The policy of growth which accompanied incorporation freed colleges from some rather unimaginative local authority straitjackets. There was a torrent of innovation, much of it to a NATFHE educational agenda - better access, social justice, second chances and so on. But there was too high a price paid by staff and in course quality.

For many lecturers the past five years have been thoroughly miserable. Even those caught up in the early excitement feel betrayed by the low pay, the constant restructuring and the explosion in paperwork. More than 15,000 were retired early or made redundant.

A pile-‘em-deep teach-‘em cheap approach led to increases in class sizes and in lecturers’ teaching hours, and a cut in the time devoted to each subject. The funding mechanism drew precious resources away from the chalk-face.

The system broke the health of many principals in small colleges who had little opportunity to invest in sufficient staff to help them cope. To meet expansion targets colleges engaged in destructive competition with neighbouring colleges and advertising wars. Some colleges were bound to be losers and a few, remarkably few, were gainers.

Further education, the only sector of industry to have its own column in Private Eye, was associated with sleaze, macho management, dubious franchising, ghost classes and unit farming.

The contracts issue became a totem which brought college corporations into conflict with the very people they needed to take with them - the staff in colleges where the corporation refused to negotiate. There are long-serving Silver-book lecturers who have not had a pay rise for four years.

Lecturers refused to submit meekly.
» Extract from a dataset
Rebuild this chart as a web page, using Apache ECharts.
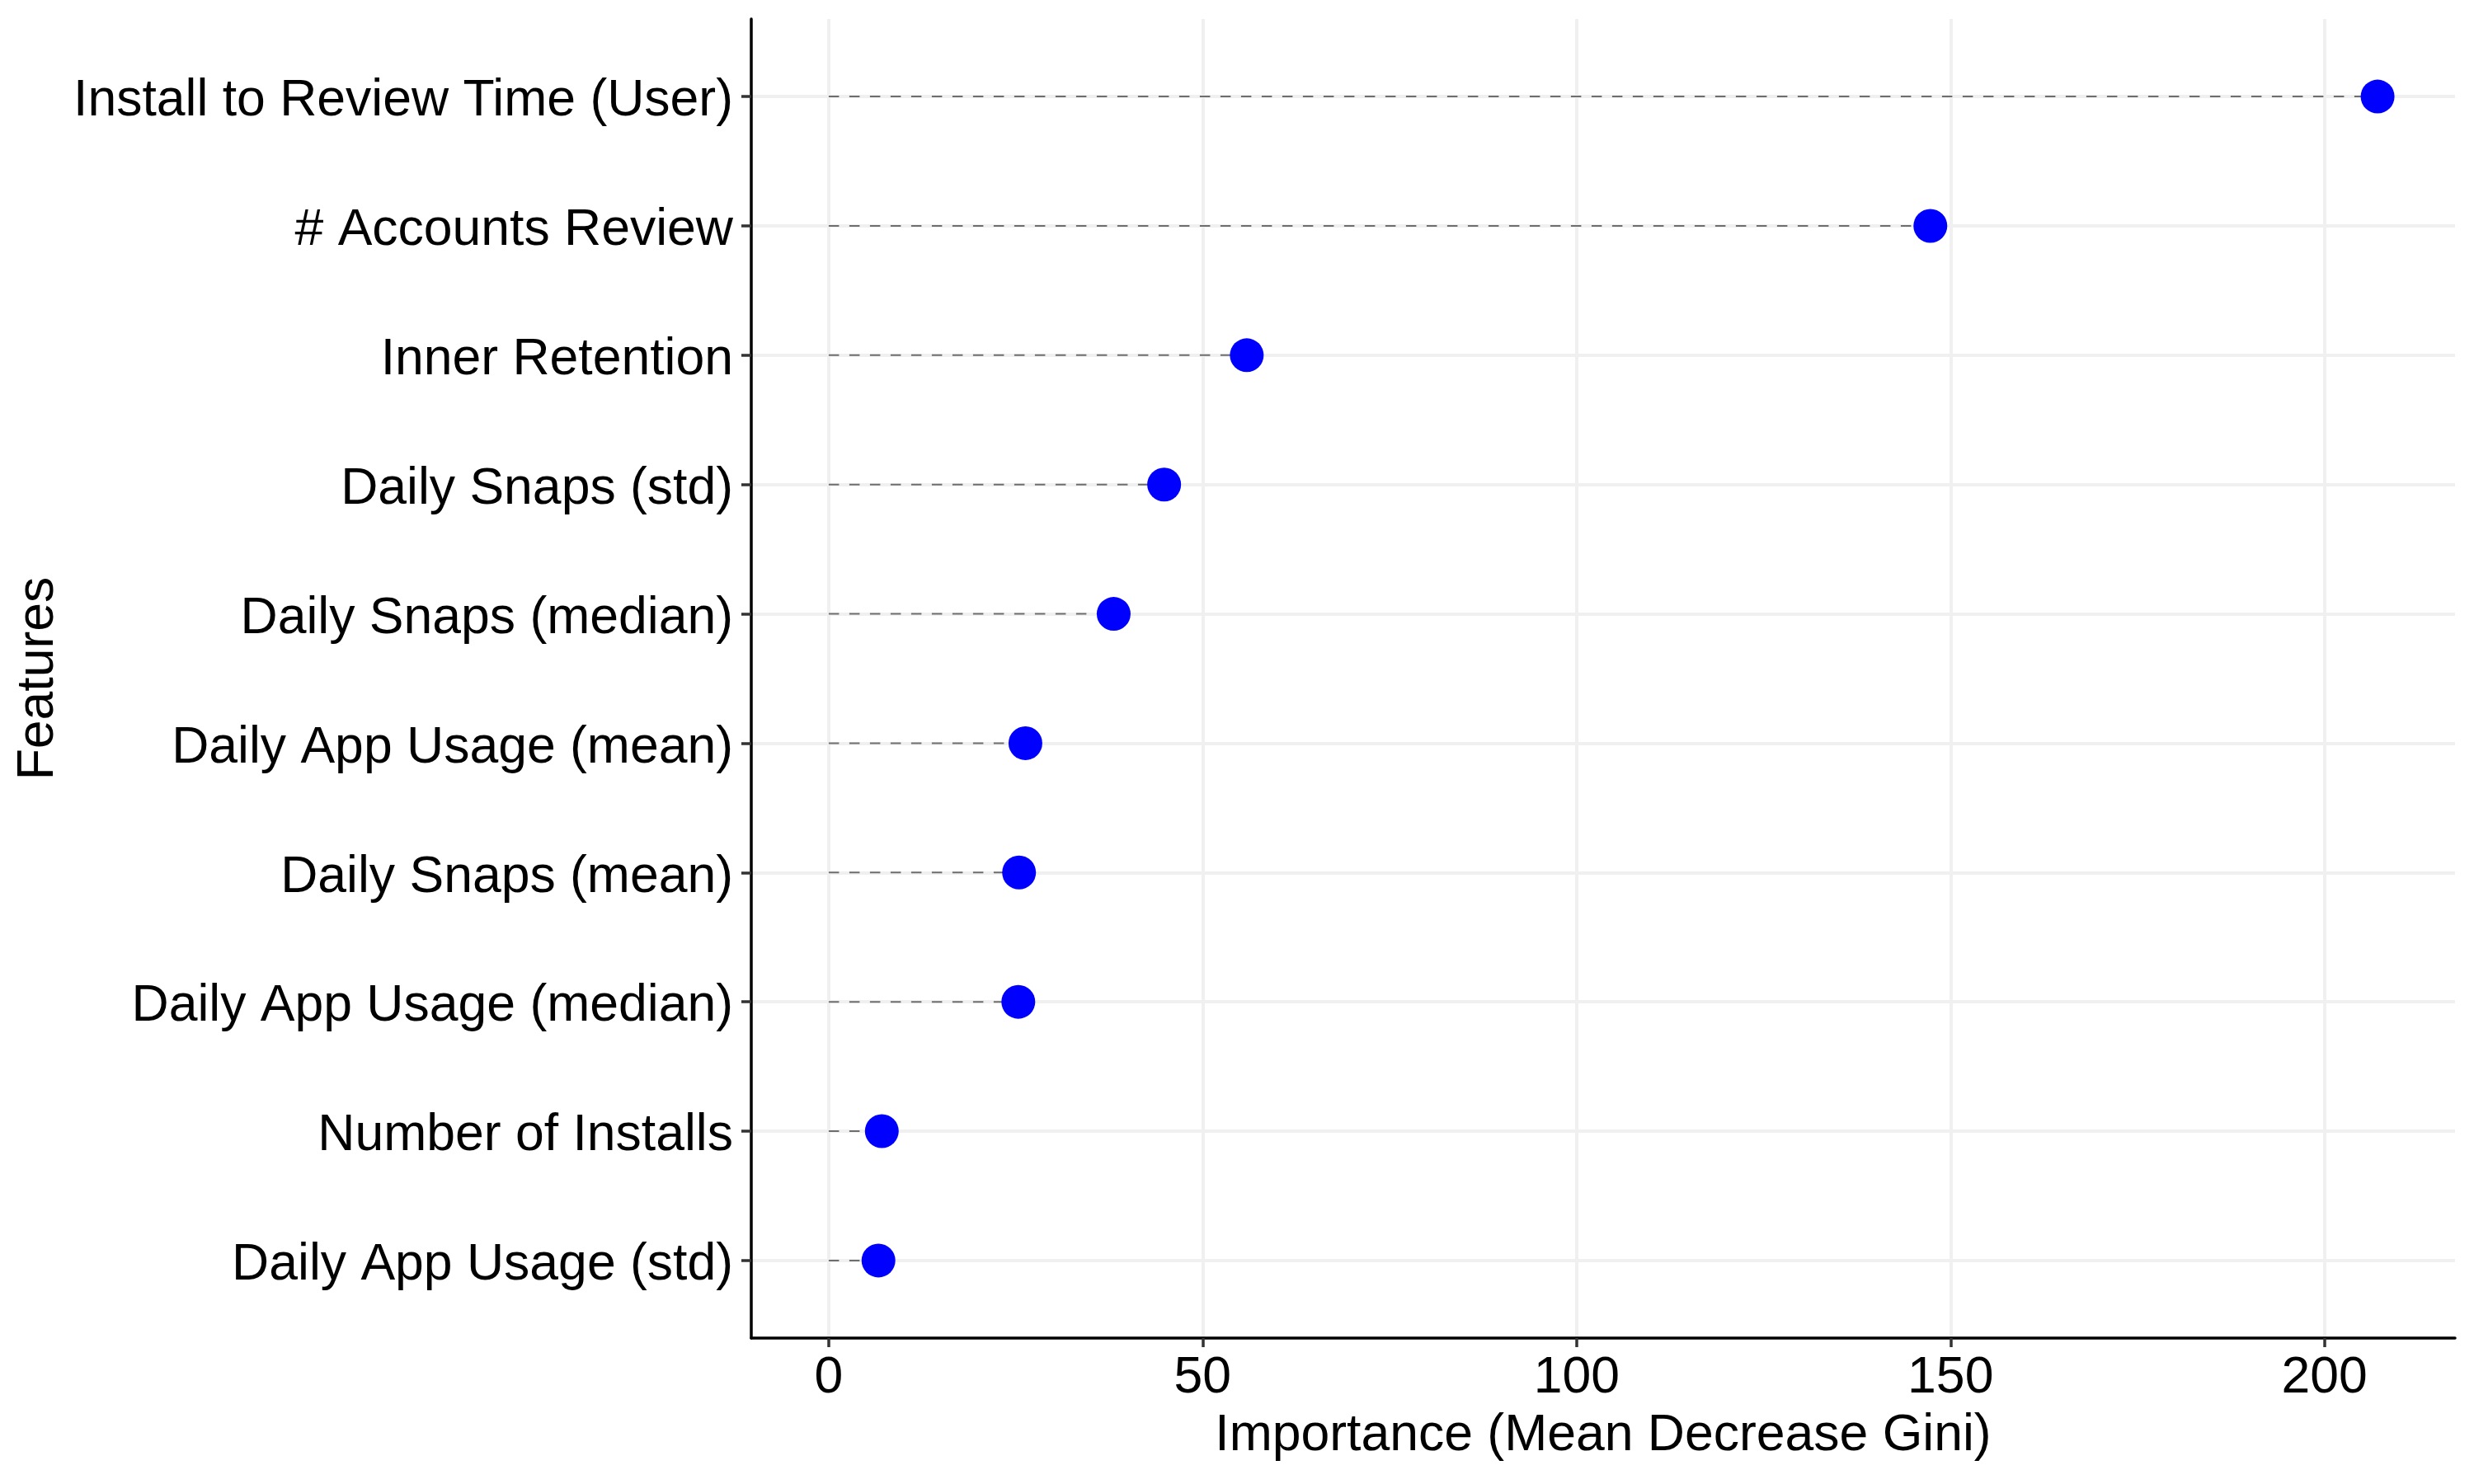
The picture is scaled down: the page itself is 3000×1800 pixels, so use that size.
<!DOCTYPE html>
<html>
<head>
<meta charset="utf-8">
<script src="https://cdn.jsdelivr.net/npm/echarts@6/dist/echarts.min.js"></script>
<style>
  html, body { margin: 0; padding: 0; background: #fff; }
  #chart { width: 3000px; height: 1800px; }
</style>
</head>
<body>
<div id="chart"></div>
<script>
// Data (top to bottom as drawn)
const categories = [
  'Install to Review Time (User)',
  '# Accounts Review',
  'Inner Retention',
  'Daily Snaps (std)',
  'Daily Snaps (median)',
  'Daily App Usage (mean)',
  'Daily Snaps (mean)',
  'Daily App Usage (median)',
  'Number of Installs',
  'Daily App Usage (std)'
];
const importance = [207.1, 147.3, 55.9, 44.85, 38.1, 26.3, 25.45, 25.35, 7.1, 6.65];
const xTicks = [0, 50, 100, 150, 200];

const xAxisTitle = 'Importance (Mean Decrease Gini)';
const yAxisTitle = 'Features';

const maxV = Math.max.apply(null, importance);
const xMin = -0.05 * maxV;
const xMax = 1.05 * maxV;
const catIdx = categories.map((c, i) => i);
const points = importance.map((v, i) => [v, i]);

const FONT = '"Liberation Sans", Arial, Helvetica, sans-serif';
const FS = 62.5;

const chart = echarts.init(document.getElementById('chart'), null, { renderer: 'canvas' });
chart.setOption({
  animation: false,
  backgroundColor: '#ffffff',
  grid: {
    left: 911, right: 23, top: 23, bottom: 177,
    containLabel: false,
    outerBoundsMode: 'none'
  },
  xAxis: {
    type: 'value',
    min: xMin,
    max: xMax,
    name: xAxisTitle,
    nameLocation: 'middle',
    nameGap: 87,
    nameTextStyle: { fontFamily: FONT, fontSize: FS, color: '#000' },
    axisLine: { show: true, onZero: false, lineStyle: { color: '#000', width: 3.5 } },
    axisTick: { show: true, length: 11, customValues: xTicks, lineStyle: { color: '#333', width: 3.5 } },
    axisLabel: {
      show: true, customValues: xTicks, margin: 17,
      fontFamily: FONT, fontSize: FS, color: '#000',
      formatter: v => String(v)
    },
    splitLine: { show: true, lineStyle: { color: '#f0f0f0', width: 4 } }
  },
  yAxis: {
    type: 'value',
    inverse: true,
    min: -0.6,
    max: categories.length - 1 + 0.6,
    name: yAxisTitle,
    nameLocation: 'middle',
    nameGap: 819,
    nameRotate: 90,
    nameTextStyle: { fontFamily: FONT, fontSize: FS, color: '#000' },
    axisLine: { show: true, onZero: false, lineStyle: { color: '#000', width: 3.5 } },
    axisTick: { show: true, length: 12, customValues: catIdx, lineStyle: { color: '#333', width: 3.5 } },
    axisLabel: {
      show: true, customValues: catIdx, margin: 22,
      verticalAlign: 'top', lineHeight: 12,
      fontFamily: FONT, fontSize: FS, color: '#000',
      formatter: v => categories[Math.round(v)] || ''
    },
    splitLine: { show: true, lineStyle: { color: '#f0f0f0', width: 4 } }
  },
  series: [
    {
      type: 'custom',
      name: 'segments',
      data: points,
      encode: { x: 0, y: 1 },
      z: 2,
      silent: true,
      renderItem: function (params, api) {
        const y = api.value(1);
        const p0 = api.coord([0, y]);
        const p1 = api.coord([api.value(0), y]);
        return {
          type: 'line',
          shape: { x1: p0[0], y1: p0[1], x2: p1[0], y2: p1[1] },
          style: { stroke: '#6e6e6e', lineWidth: 2, lineDash: [12.5, 12.5] }
        };
      }
    },
    {
      type: 'scatter',
      name: 'importance',
      data: points,
      symbol: 'circle',
      symbolSize: 41,
      z: 3,
      itemStyle: { color: '#0000ff', opacity: 1 }
    }
  ]
});
</script>
</body>
</html>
The contract strikes which greeted vesting day in Birmingham and the Black Country five years ago spread with varying degrees of intensity around the country. NATFHE topped the strike league two years running.

1998 has to see a new start for FE colleges. Clearly it’s not going to be easy. The Government’s vision of a learning society with 500,000 extra students will be no more than a heap of glossy blue booklets unless it is properly funded.
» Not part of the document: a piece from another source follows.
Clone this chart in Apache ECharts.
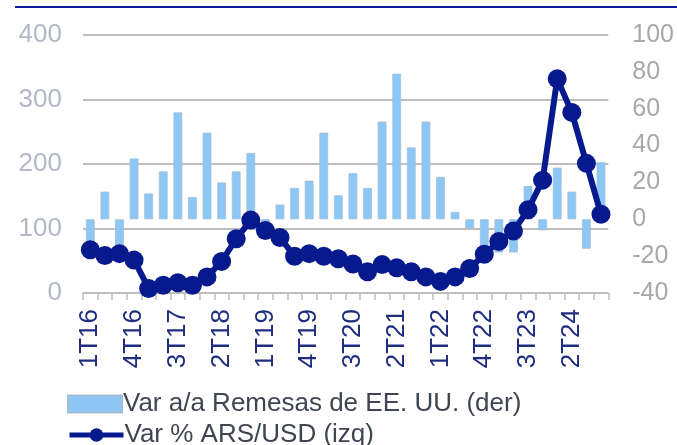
<!DOCTYPE html>
<html>
<head>
<meta charset="utf-8">
<script src="https://cdn.jsdelivr.net/npm/echarts@6/dist/echarts.min.js"></script>
<style>
  html, body { margin: 0; padding: 0; background: #fff; }
  #chart0 { width: 677px; height: 445px; }
</style>
</head>
<body>
<div id="chart0"></div>
<script>
// trimestres 1T16 .. 4T24
var quarters = [];
for (var y = 16; y <= 24; y++) {
  for (var q = 1; q <= 4; q++) quarters.push(q + 'T' + y);
}

// Var a/a Remesas de EE. UU. (der)
var remesas = [-15, 15, -15, 33, 14, 26, 58, 12, 47, 20, 26, 36,
  -5, 8, 17, 21, 47, 13, 25, 17, 53, 79, 39, 53,
  23, 4, -5, -17, -18, -18, 18, -6, 28, 15, -16, 31];

// Var % ARS/USD (izq)
var arsUsd = [67, 58, 61, 51, 7, 12, 16, 12, 25, 49, 84, 113,
  97, 86, 57, 61, 57, 53, 45, 33, 44, 39, 33, 25,
  18, 25, 38, 60, 80, 96, 129, 175, 332, 280, 201, 122];

var leftTicks = [0, 100, 400];   // min, interval, max
var rightTicks = [-40, 20, 100];

var font = 'Liberation Sans, Arial, sans-serif';
var navy = '#061a8e';
var legendText = {
  color: '#404552',
  fontFamily: font,
  fontSize: 26,
  padding: [0, 0, 0, -4]
};

var myChart = echarts.init(document.getElementById('chart0'));
var option = {
  animation: false,
  graphic: [{
    type: 'rect',
    shape: { x: 15, y: 6, width: 662, height: 2 },
    style: { fill: '#0c1d96' }
  }],
  grid: {
    left: 83,
    right: 68,
    top: 35,
    bottom: 152
  },
  legend: [{
    left: 62,
    top: 386,
    itemWidth: 54,
    itemHeight: 17,
    textStyle: legendText,
    data: [{ name: 'Var a/a Remesas de EE. UU. (der)', icon: 'rect' }]
  }, {
    left: 62,
    top: 417,
    itemWidth: 54,
    itemHeight: 17,
    textStyle: legendText,
    lineStyle: { width: 5 },
    data: [{ name: 'Var % ARS/USD (izq)' }]
  }],
  xAxis: {
    type: 'category',
    data: quarters,
    boundaryGap: true,
    axisLine: { lineStyle: { color: '#bdbdbd', width: 1.5 } },
    axisTick: { show: true, interval: 0, length: 7, lineStyle: { color: '#bdbdbd', width: 1.5 } },
    axisLabel: {
      interval: 2,
      rotate: 90,
      margin: 16,
      color: '#1f2d7f',
      fontFamily: font,
      fontSize: 26
    }
  },
  yAxis: [{
    type: 'value',
    position: 'left',
    min: leftTicks[0],
    interval: leftTicks[1],
    max: leftTicks[2],
    axisLine: { show: false },
    axisTick: { show: false },
    splitLine: { lineStyle: { color: '#a8a8a8', width: 1.5 } },
    axisLabel: {
      margin: 21,
      color: '#b3b8c6',
      fontFamily: font,
      fontSize: 26
    }
  }, {
    type: 'value',
    position: 'right',
    min: rightTicks[0],
    interval: rightTicks[1],
    max: rightTicks[2],
    axisLine: { show: false },
    axisTick: { show: false },
    splitLine: { show: false },
    axisLabel: {
      margin: 24,
      color: '#a8a8a8',
      fontFamily: font,
      fontSize: 25
    }
  }],
  series: [{
    name: 'Var a/a Remesas de EE. UU. (der)',
    type: 'bar',
    yAxisIndex: 1,
    barWidth: '60%',
    itemStyle: {
      color: '#8cc7f5',
      borderColor: '#a3bfd6',
      borderWidth: 0.8
    },
    data: remesas
  }, {
    name: 'Var % ARS/USD (izq)',
    type: 'line',
    yAxisIndex: 0,
    symbol: 'circle',
    symbolSize: 19,
    showSymbol: true,
    showAllSymbol: true,
    lineStyle: { color: navy, width: 6 },
    itemStyle: { color: navy },
    data: arsUsd
  }]
};
myChart.setOption(option);
window.addEventListener('resize', function () { myChart.resize(); });
</script>
</body>
</html>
NATFHE and the Association of Colleges have a key role in the Government’s Learning Age. But no Government is going to risk serious investment in an academic battlefield. The contracts dispute has to be brought to an end.

This means difficult compromises for both the AOC and NATFHE on a national framework agreement with safeguards on maximum teaching hours.

Any concordat must also move us from a period of total management control into an era of respect. In every college we have to rediscover the art of consultation and negotiation because to respect means to listen to the support staff and lecturers who will be the builders of the new Learning Age.

NATFHE’s leadership is ready to take the risk. In our optimistic moments, we take heart from:

* A Government whose economic, social and educational policies have lifelong learning as a key strategic objective.

* A new board for the AOC.

* A redressing of the democratic deficit on college governing bodies - with staff, students, the community and local council governors all represented.

* The EU directive on part-time work outlawing discrimination on the basis of how many hours you work and the Government’s examination of bogus self-employment through agencies.

* The 850 new NATFHE members in January and February which suggests we are regaining our status as the voice of further and higher education.

Of course, many difficulties remain. A total of 86 per cent of colleges had their budgets cut this year. There seems little let up in redundancies. The new pension rules mean the over-50s will not get early retirement. Those on long periods of ill-health retirement - often as a result of stress - can only get pensionable benefit if they are “permanently” incapable of teaching.

Pessimism of the intellect suggests that the misery will continue for a good while yet. But optimism of the will directs us to those chinks of opportunity offered by the Government.